Almost 12 years ago to the weekend, Bob Dole let loose.
He was losing the presidential election to President Bill Clinton and he knew it, so he decided to end his campaign in style, thaw his icy relationship with the press, and start having fun. "He'd rumble back to the back of the plane, and we'd hear the laughter up in the front," remembers Sheila Burke, Dole's former chief of staff. "There was a looseness about it."
One of the old friends Dole brought on board to celebrate the last 96 hours was Sen. John McCain, who still remembers those days as a highlight of his political life. "He was unleashed," McCain fondly recalled of Dole, during an interview in the spring of 2007. "He knew he was going to lose."
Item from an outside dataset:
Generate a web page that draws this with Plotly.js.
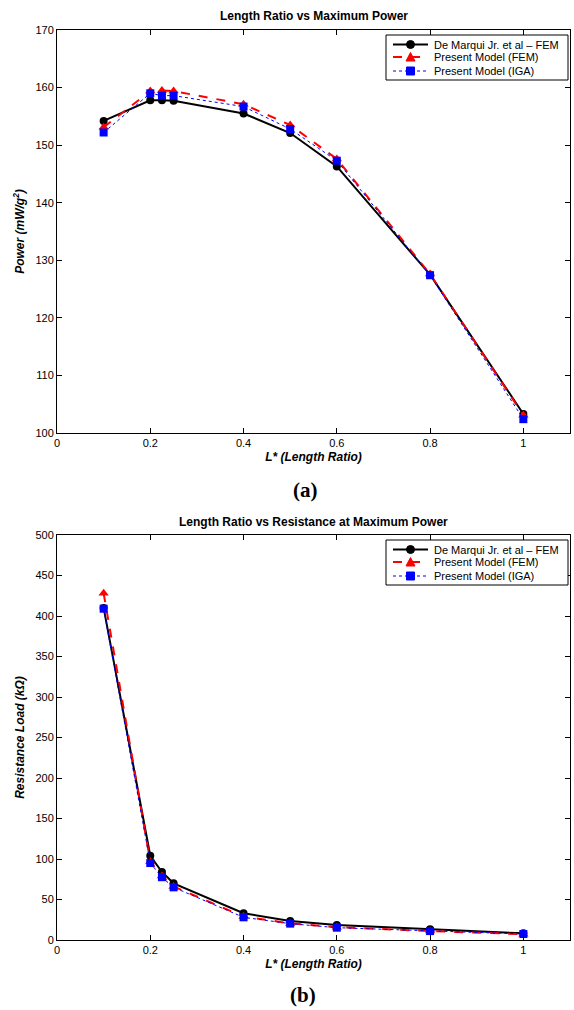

More than a decade later, McCain now finds himself in a position that appears not too dissimilar to Dole's in 1996. Swing state polls suggest that he is sharply behind in several key swing states, his campaign crowds remain less than overwhelming, and Obama has been outspending him on the airwaves by a margin of 3 to 1. Despite a tightening in some local polls, national tracking polls which the McCain campaign cited as evidence that the race was getting closer have begun to widen again.
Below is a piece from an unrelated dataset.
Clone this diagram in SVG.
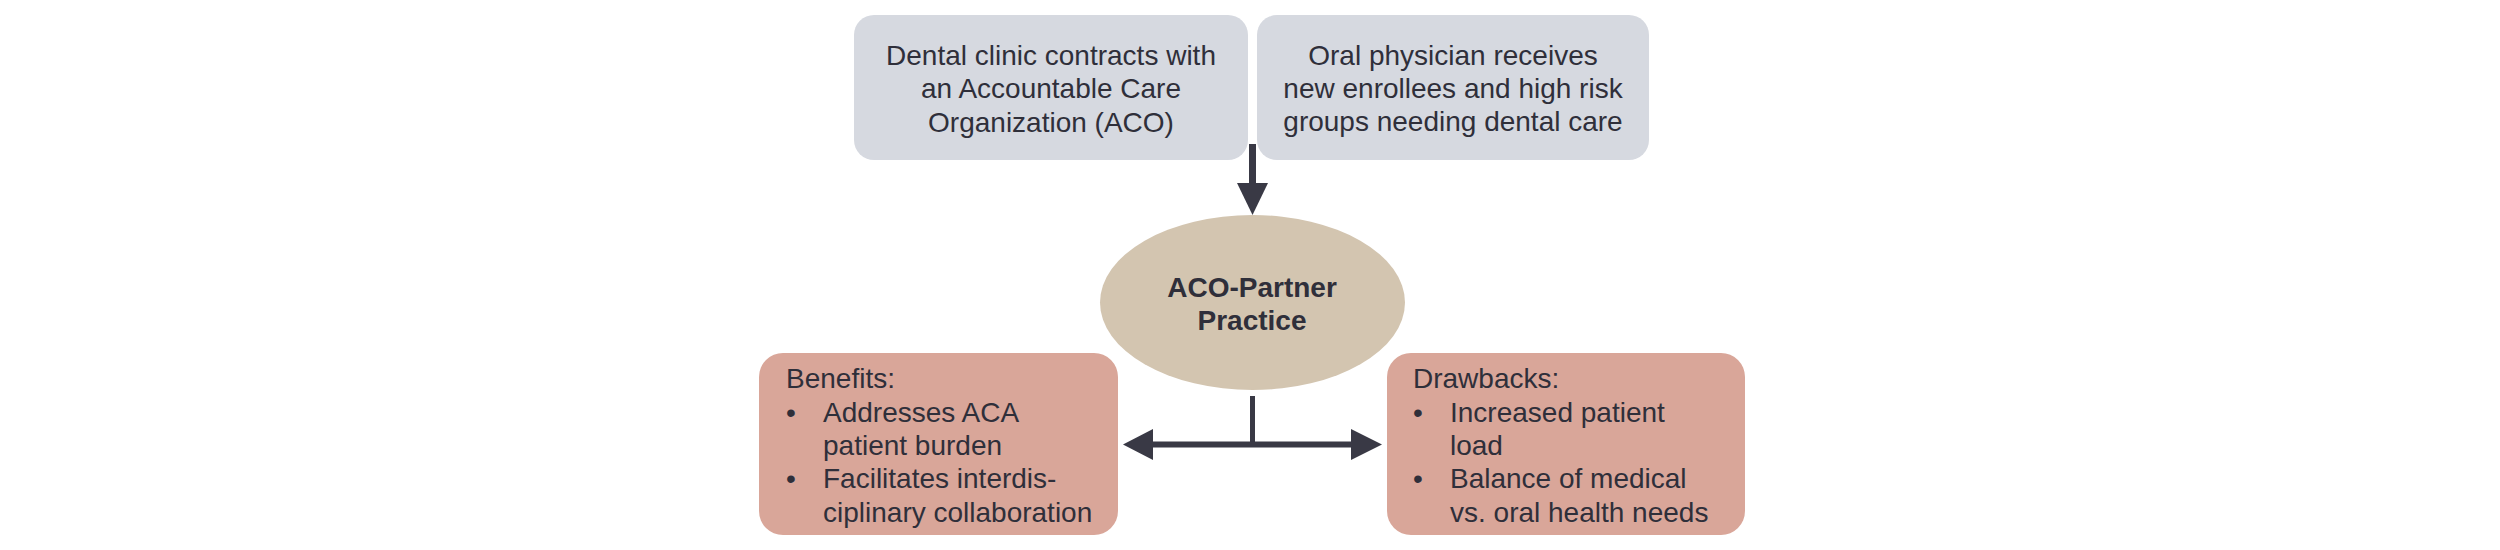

But McCain is refusing to take the path of Dole. In fact, McCain's underdog role seems to have hardened the resolve of both McCain and the staff around him. Where Dole chose to make the final days of the campaign a celebration with friends, McCain remains focused on the prize, with a fierce intensity that continues to rouse his audiences. "I'm an American and I choose to fight," he calls out at every campaign stop, drawing cheers from the crowds, which tend to number no more than several thousand.
McCain's staff continues to point to public polling data that shows any glimmer of hope. There are no winks or nods on the campaign bus suggesting the race has been lost. There has been no thaw in McCain's frosty relationship with his traveling press. "We are not just flying around the country for the hell of it," says Mark Salter, one of McCain's closest advisers. "This is a winnable race. We feel we've been gaining since Thursday and we can catch him by Tuesday."
Salter pointed to a recent Mason-Dixon poll that suggested the race had tightened since mid-October in Florida, a crucial state for McCain, with Obama's lead narrowing to just two points. (Other recent polls have shown the Obama lead as big as 7 points in Florida.) McCain has also recently retaken the lead in a Real Clear Politics average of polls for Missouri, where the race is essentially tied. The race has also narrowed in public polling of Pennsylvania, which McCain is targeting with events on Saturday and Sunday. Obama led in the state by an average of 14 points in mid-October. His lead is now less than 8.
Dole, by contrast, faced numbers much more dire than McCain in the final weeks of his race. A 1996 Gallup tracking poll found Dole with just 35% of the national popular vote on the eve of election, compared to 51% for Clinton and 8% for Ross Perot. On election day, Dole carried 19 states and 41% of the vote, compared to Clinton's 31 states and 49% share.
Perhaps the most striking feature of McCain's late stage campaign is his ferocity on the stump. For much of the spring and summer, McCain favored town hall meetings, often struggling with teleprompters. His tone was more often conversational. Today, the teleprompter has become a regular part of his routine, and his performance borders on bombastic. The closing stump speech is a mixture of conservative ideology on taxes, questions about Obama's truthfulness, and jokes about Obama's gaffe-prone running-mate, who McCain refers to as "Joe the Biden" and "the gift that keeps on giving."
In introductions on the stump, South Carolina Sen. Lindsay Graham, who is one of McCain's closest friends, calls the Republican nominee "John The Fighting McCain." This fighting motif, which McCain debuted at the end of his convention speech in Minneapolis, now occupies the thematic center of McCain's message. "Stand up, stand up, stand up and fight. America is worth fighting for. We never give up. We never quit," he calls out at the end of each rally, raising his voice and building the excitement of the crowds.
When McCain first delivered those lines in his convention speech, he seemed to struggle with the rhythm. Salter, his speechwriter and adviser, sat in the front row at the convention hall urging McCain not to stop the delivery as the crowd noise built. Today, McCain delivers the same words with a verve and confidence that seemed previously lacking. He enters the final 96 hours of the campaign facing down extraordinary headwinds, aiming for one of the most unlikely electoral upsets in U.S. history. It is the underdog position that McCain has long embraced, and the old warrior shows no sign of letting up now.